* GIVEN INFORMATION *
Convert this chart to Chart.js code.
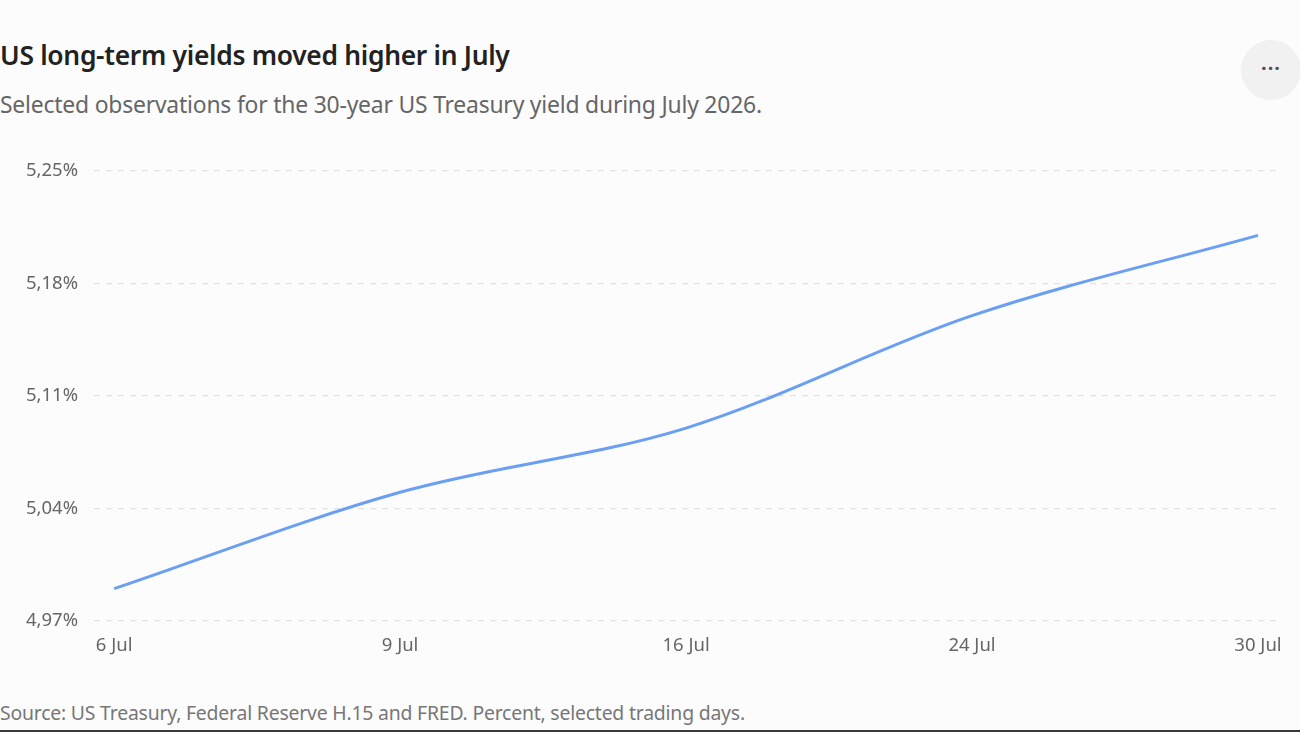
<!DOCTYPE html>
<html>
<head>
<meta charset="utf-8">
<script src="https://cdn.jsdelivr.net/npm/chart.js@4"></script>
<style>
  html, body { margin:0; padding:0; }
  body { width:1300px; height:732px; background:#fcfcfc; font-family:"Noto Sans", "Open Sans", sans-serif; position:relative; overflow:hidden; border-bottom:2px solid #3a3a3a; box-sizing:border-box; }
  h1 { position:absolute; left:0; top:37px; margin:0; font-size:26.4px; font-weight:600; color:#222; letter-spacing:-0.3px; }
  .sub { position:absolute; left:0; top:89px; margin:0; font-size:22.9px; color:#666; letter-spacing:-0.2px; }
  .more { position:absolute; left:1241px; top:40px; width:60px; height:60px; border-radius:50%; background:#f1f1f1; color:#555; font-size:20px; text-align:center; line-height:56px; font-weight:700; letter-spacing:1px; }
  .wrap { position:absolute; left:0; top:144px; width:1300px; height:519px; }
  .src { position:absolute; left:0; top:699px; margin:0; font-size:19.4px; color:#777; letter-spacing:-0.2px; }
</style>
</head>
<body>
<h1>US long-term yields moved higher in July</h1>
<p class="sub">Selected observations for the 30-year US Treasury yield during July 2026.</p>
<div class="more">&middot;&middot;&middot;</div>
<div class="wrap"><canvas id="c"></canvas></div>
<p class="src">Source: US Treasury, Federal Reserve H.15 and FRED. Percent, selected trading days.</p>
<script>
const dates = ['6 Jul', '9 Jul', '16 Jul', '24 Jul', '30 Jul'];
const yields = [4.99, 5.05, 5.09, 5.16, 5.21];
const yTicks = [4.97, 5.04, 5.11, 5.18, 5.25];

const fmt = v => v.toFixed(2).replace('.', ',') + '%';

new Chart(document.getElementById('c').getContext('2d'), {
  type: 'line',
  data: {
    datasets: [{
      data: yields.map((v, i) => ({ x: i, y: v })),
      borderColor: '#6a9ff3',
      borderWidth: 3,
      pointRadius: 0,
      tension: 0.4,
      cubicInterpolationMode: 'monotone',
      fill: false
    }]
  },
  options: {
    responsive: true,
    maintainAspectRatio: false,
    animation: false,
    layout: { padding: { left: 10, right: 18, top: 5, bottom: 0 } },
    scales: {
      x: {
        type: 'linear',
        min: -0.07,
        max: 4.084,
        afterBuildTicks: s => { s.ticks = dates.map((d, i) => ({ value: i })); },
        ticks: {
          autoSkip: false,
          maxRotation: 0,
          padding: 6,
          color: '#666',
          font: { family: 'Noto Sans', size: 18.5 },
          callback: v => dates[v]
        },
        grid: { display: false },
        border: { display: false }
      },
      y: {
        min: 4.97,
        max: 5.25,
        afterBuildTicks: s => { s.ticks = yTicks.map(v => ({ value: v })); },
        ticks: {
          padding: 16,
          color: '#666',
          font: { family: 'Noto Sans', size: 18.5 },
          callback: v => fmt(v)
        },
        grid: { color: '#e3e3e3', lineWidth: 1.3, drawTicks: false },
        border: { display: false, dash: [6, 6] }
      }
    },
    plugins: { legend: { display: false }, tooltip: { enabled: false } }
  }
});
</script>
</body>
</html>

* DIRECTIONS FOR THIS TASK *
Repeat the listing above from its first line through the line that contains "const fmt = v", both included, and nothing more. Drop the pictures.

* SOLUTION *
Convert this chart to Chart.js code.
<!DOCTYPE html>
<html>
<head>
<meta charset="utf-8">
<script src="https://cdn.jsdelivr.net/npm/chart.js@4"></script>
<style>
  html, body { margin:0; padding:0; }
  body { width:1300px; height:732px; background:#fcfcfc; font-family:"Noto Sans", "Open Sans", sans-serif; position:relative; overflow:hidden; border-bottom:2px solid #3a3a3a; box-sizing:border-box; }
  h1 { position:absolute; left:0; top:37px; margin:0; font-size:26.4px; font-weight:600; color:#222; letter-spacing:-0.3px; }
  .sub { position:absolute; left:0; top:89px; margin:0; font-size:22.9px; color:#666; letter-spacing:-0.2px; }
  .more { position:absolute; left:1241px; top:40px; width:60px; height:60px; border-radius:50%; background:#f1f1f1; color:#555; font-size:20px; text-align:center; line-height:56px; font-weight:700; letter-spacing:1px; }
  .wrap { position:absolute; left:0; top:144px; width:1300px; height:519px; }
  .src { position:absolute; left:0; top:699px; margin:0; font-size:19.4px; color:#777; letter-spacing:-0.2px; }
</style>
</head>
<body>
<h1>US long-term yields moved higher in July</h1>
<p class="sub">Selected observations for the 30-year US Treasury yield during July 2026.</p>
<div class="more">&middot;&middot;&middot;</div>
<div class="wrap"><canvas id="c"></canvas></div>
<p class="src">Source: US Treasury, Federal Reserve H.15 and FRED. Percent, selected trading days.</p>
<script>
const dates = ['6 Jul', '9 Jul', '16 Jul', '24 Jul', '30 Jul'];
const yields = [4.99, 5.05, 5.09, 5.16, 5.21];
const yTicks = [4.97, 5.04, 5.11, 5.18, 5.25];

const fmt = v => v.toFixed(2).replace('.', ',') + '%';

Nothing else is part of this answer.